Marriage talks started to happen. I was looking at proposals. One thing was absolutely certain, I would not leave Scooby behind. How could I? He was my life…and you could not really get married to someone when you are leaving your life behind! Everyone…literally..each and every one told me I was stupid to keep a dog as a criteria. ‘He is just a dog!’, ‘Someone who does not like a dog, does not mean he would be a bad husband!’, among others, were the statements I heard each time someone ‘rejected’ me, as in my talks I would make it pretty obvious that him and I were one.

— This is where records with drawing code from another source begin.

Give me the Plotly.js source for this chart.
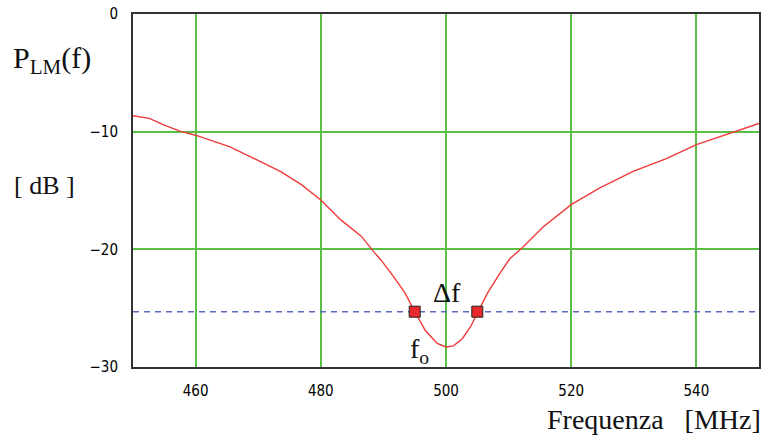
<!DOCTYPE html>
<html>
<head>
<meta charset="utf-8">
<script src="https://cdn.plot.ly/plotly-3.0.1.min.js"></script>
<style>html,body{margin:0;padding:0;background:#fff;}#chart{width:765px;height:438px;}</style>
</head>
<body>
<div id="chart"></div>
<script>
// Frequency response P_LM(f) in dB
const freqMHz = [450, 452.6, 455, 457.5, 460, 465.5, 469.8, 473.6, 476.9, 480, 483.2, 486.5, 488.6, 489.6, 491.6, 493.5, 495, 496.7, 498.6, 500, 501.2, 502.6, 503.9, 505.1, 506.6, 508.6, 510.2, 512.1, 513.9, 515.5, 520, 524.5, 529.8, 535.2, 540, 545.5, 550];
const plmDB   = [-8.65, -8.87, -9.44, -9.95, -10.3, -11.3, -12.4, -13.4, -14.5, -15.8, -17.5, -18.9, -20.3, -20.9, -22.3, -23.75, -25.3, -26.9, -28.0, -28.3, -28.2, -27.6, -26.6, -25.3, -23.75, -22.05, -20.8, -19.9, -18.9, -18.1, -16.2, -14.8, -13.4, -12.3, -11.1, -10.1, -9.3];
// Reference level and band-edge markers
const refLevelDB = -25.3;
const refLineX = [450, 550];
const edgeFreqs = [495, 505];
const xTicks = [460, 480, 500, 520, 540];
const yTicks = [0, -10, -20, -30];
const yTickText = ['0', '\u221210', '\u221220', '\u221230'];

const serif = 'Liberation Serif, Times New Roman, serif';
const tickFamily = 'Liberation Sans Narrow, DejaVu Sans Condensed, Arial Narrow, sans-serif';

const traces = [
  {
    x: refLineX, y: [refLevelDB, refLevelDB], mode: 'lines',
    line: {color: '#5a6cc0', width: 1.6, dash: '6px,5px'}, hoverinfo: 'skip'
  },
  {
    x: freqMHz, y: plmDB, mode: 'lines',
    line: {color: '#f03a3a', width: 1.4}, hoverinfo: 'skip'
  },
  {
    x: edgeFreqs, y: [refLevelDB, refLevelDB], mode: 'markers',
    marker: {symbol: 'square', size: 11, color: '#e8282a', line: {color: '#222', width: 1}},
    hoverinfo: 'skip'
  }
];

const layout = {
  width: 765, height: 438,
  margin: {l: 133, r: 6, t: 14, b: 71},
  paper_bgcolor: '#ffffff', plot_bgcolor: '#ffffff',
  showlegend: false,
  xaxis: {
    range: [450, 550], tickvals: xTicks, ticks: '',
    showgrid: true, gridcolor: '#5cbf45', gridwidth: 2,
    zeroline: false, showline: true, mirror: true, linecolor: '#333', linewidth: 2,
    tickfont: {family: tickFamily, size: 15, color: '#000'},
    ticklabelstandoff: 9
  },
  yaxis: {
    range: [-30, 0], tickvals: yTicks, ticktext: yTickText, ticks: '',
    showgrid: true, gridcolor: '#5cbf45', gridwidth: 2,
    zeroline: false, showline: true, mirror: true, linecolor: '#333', linewidth: 2,
    tickfont: {family: tickFamily, size: 15, color: '#000'},
    ticklabelstandoff: 10
  },
  annotations: [
    {xref: 'paper', yref: 'paper', x: -0.195, y: 0.87, xanchor: 'left', yanchor: 'middle',
     text: 'P<sub>LM</sub>(f)', showarrow: false, font: {family: serif, size: 30, color: '#111'}},
    {xref: 'paper', yref: 'paper', x: -0.193, y: 0.513, xanchor: 'left', yanchor: 'middle',
     text: '[&nbsp;dB&nbsp;]', showarrow: false, font: {family: serif, size: 26, color: '#111'}},
    {xref: 'paper', yref: 'paper', x: 1.007, y: -0.15, xanchor: 'right', yanchor: 'middle',
     text: 'Frequenza&nbsp;&nbsp;&nbsp;[MHz]', showarrow: false, font: {family: serif, size: 28, color: '#111'}},
    {xref: 'x', yref: 'y', x: 500.1, y: -23.7, xanchor: 'center', yanchor: 'middle',
     text: '\u0394f', showarrow: false, font: {family: serif, size: 28, color: '#111'}},
    {xref: 'x', yref: 'y', x: 495.8, y: -28.6, xanchor: 'center', yanchor: 'middle',
     text: 'f<sub>o</sub>', showarrow: false, font: {family: serif, size: 28, color: '#111'}}
  ]
};

Plotly.newPlot('chart', traces, layout, {staticPlot: true, displayModeBar: false});
</script>
</body>
</html>
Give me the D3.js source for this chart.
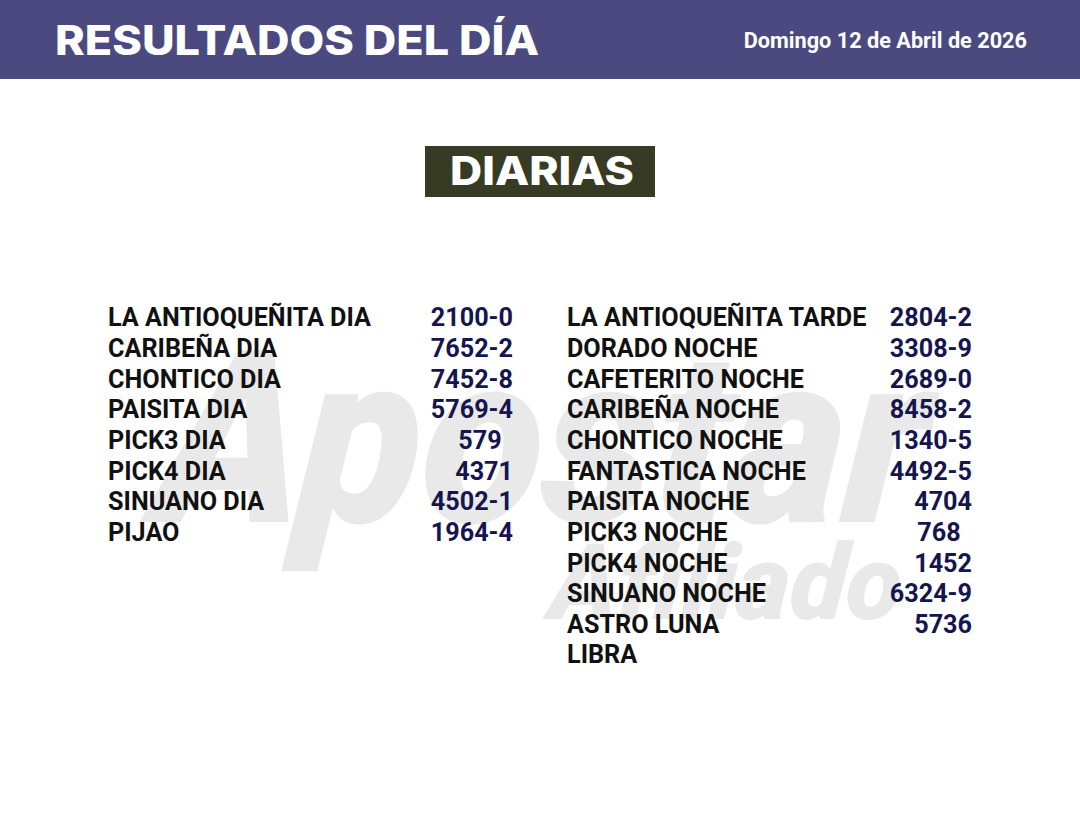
<!DOCTYPE html>
<html>
<head>
<meta charset="utf-8">
<title>Resultados del día</title>
<script src="https://cdn.jsdelivr.net/npm/d3@7"></script>
<style>
  html, body { margin:0; padding:0; background:#fff; }
  svg { display:block; }
</style>
</head>
<body>
<div id="chart"></div>
<script>
var title = "RESULTADOS DEL DÍA";
var dateLabel = "Domingo 12 de Abril de 2026";
var section = "DIARIAS";

var leftNames = ["LA ANTIOQUEÑITA DIA","CARIBEÑA DIA","CHONTICO DIA","PAISITA DIA","PICK3 DIA","PICK4 DIA","SINUANO DIA","PIJAO"];
var leftValues = ["2100-0","7652-2","7452-8","5769-4","579\u00a0\u2009","4371","4502-1","1964-4"];

var rightNames = ["LA ANTIOQUEÑITA TARDE","DORADO NOCHE","CAFETERITO NOCHE","CARIBEÑA NOCHE","CHONTICO NOCHE","FANTASTICA NOCHE","PAISITA NOCHE","PICK3 NOCHE","PICK4 NOCHE","SINUANO NOCHE","ASTRO LUNA","LIBRA"];
var rightValues = ["2804-2","3308-9","2689-0","8458-2","1340-5","4492-5","4704","768\u00a0\u2009","1452","6324-9","5736",""];

var width = 1080, height = 824;

var svg = d3.select("#chart").append("svg")
  .attr("width", width).attr("height", height)
  .attr("viewBox", "0 0 " + width + " " + height);

svg.append("rect").attr("width", width).attr("height", height).attr("fill", "#fff");

// watermark goes under the table, extra skew on top of the italic
function watermark(text, x, y, size, w) {
  svg.append("text")
    .attr("transform", "translate(" + x + "," + y + ") skewX(-5)")
    .attr("textLength", w).attr("lengthAdjust", "spacingAndGlyphs")
    .style("font-family", "Roboto").style("font-size", size + "px")
    .style("font-weight", 900).style("font-style", "italic")
    .attr("fill", "#e9e9e9")
    .text(text);
}
watermark("Apostar", 152, 522, 242, 770);
watermark("Afiliado", 548, 619, 105, 352);

// header
svg.append("rect").attr("width", width).attr("height", 79).attr("fill", "#4b4a80");
svg.append("text").attr("x", 55).attr("y", 55)
  .attr("textLength", 484).attr("lengthAdjust", "spacingAndGlyphs")
  .style("font-family", "Inter").style("font-weight", 800).style("font-size", "40.5px")
  .attr("fill", "#fff").text(title);
svg.append("text").attr("x", 1027).attr("y", 48).attr("text-anchor", "end")
  .style("font-family", "Roboto").style("font-weight", 700).style("font-size", "21.7px")
  .attr("fill", "#fff").text(dateLabel);

// section label
svg.append("rect").attr("x", 425).attr("y", 146).attr("width", 230).attr("height", 51).attr("fill", "#383b24");
svg.append("text").attr("x", 450).attr("y", 185)
  .attr("textLength", 184).attr("lengthAdjust", "spacingAndGlyphs")
  .style("font-family", "Inter").style("font-weight", 800).style("font-size", "39px")
  .attr("fill", "#fff").text(section);

// rows share one y scale
var y = d3.scaleLinear().domain([0, 11]).range([317.5, 654.5]);

function column(names, values, nameX, valueX) {
  var g = svg.append("g")
    .style("font-family", "Roboto").style("font-weight", 700).style("font-size", "25.2px");
  g.selectAll("text.name").data(names).enter().append("text")
    .attr("class", "name").attr("x", nameX)
    .attr("y", function(d, i) { return y(i); }).attr("dy", ".355em")
    .attr("fill", "#111").text(function(d) { return d; });
  g.selectAll("text.value").data(values).enter().append("text")
    .attr("class", "value").attr("x", valueX)
    .attr("y", function(d, i) { return y(i); }).attr("dy", ".355em")
    .attr("text-anchor", "end").attr("fill", "#15154f")
    .text(function(d) { return d; });
}
column(leftNames, leftValues, 108, 513);
column(rightNames, rightValues, 567, 972);
</script>
</body>
</html>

Then, I met my husband. He said he had never lived with pets, he did not know anyone who did…BUT he imagined it would be a great thing. All other things aside, this is one statement that really showed me how open minded he was and that was the first time I actually started seriously considering spending my life with someone. We got married, and I had to spend two months before I could bring him with me. Each day I would get up and think ‘Ok! One less day for us to be together!’. I missed him so much that the husband said it is better if you leave early and stay with him until it is time for him to be here…and off I went!
We brought him to Bangalore and finally, I stopped feeling guilty of not being able to give him the life he deserved. He was the KING of the house. He was free to do what he wanted and when he wanted. He went to parks, trips, restaurants and what not! We even celebrated his 5th birthday with a big chicken cake that he stuffed himself with till he could eat no more.
But then we started noticing he was drinking a lot of water and he needed to relieve himself a lot more. One thing led to other and we came to know our darling was suffering from renal failure. He did not really know he was sick, and we tried to give him as normal a life as possible. He got really thin and felt really cold, so at the start of December, we bought a nice, snuggly jacket from Heads Up For Tails. He was so HAPPY! He would wear it proudly on his walks, and he would let out a contented sigh each time we put it on him.
We lost him five days ago. While these are some of the worst days in our lives, your email asking to talk about how Scooby and I met made me realise that the bed and the jacket were the first and the last gifts. Both bought from your website, and both gave him love, warmth, peace and comfort. We thank you for the wonderful products that makes our pet’s life better!”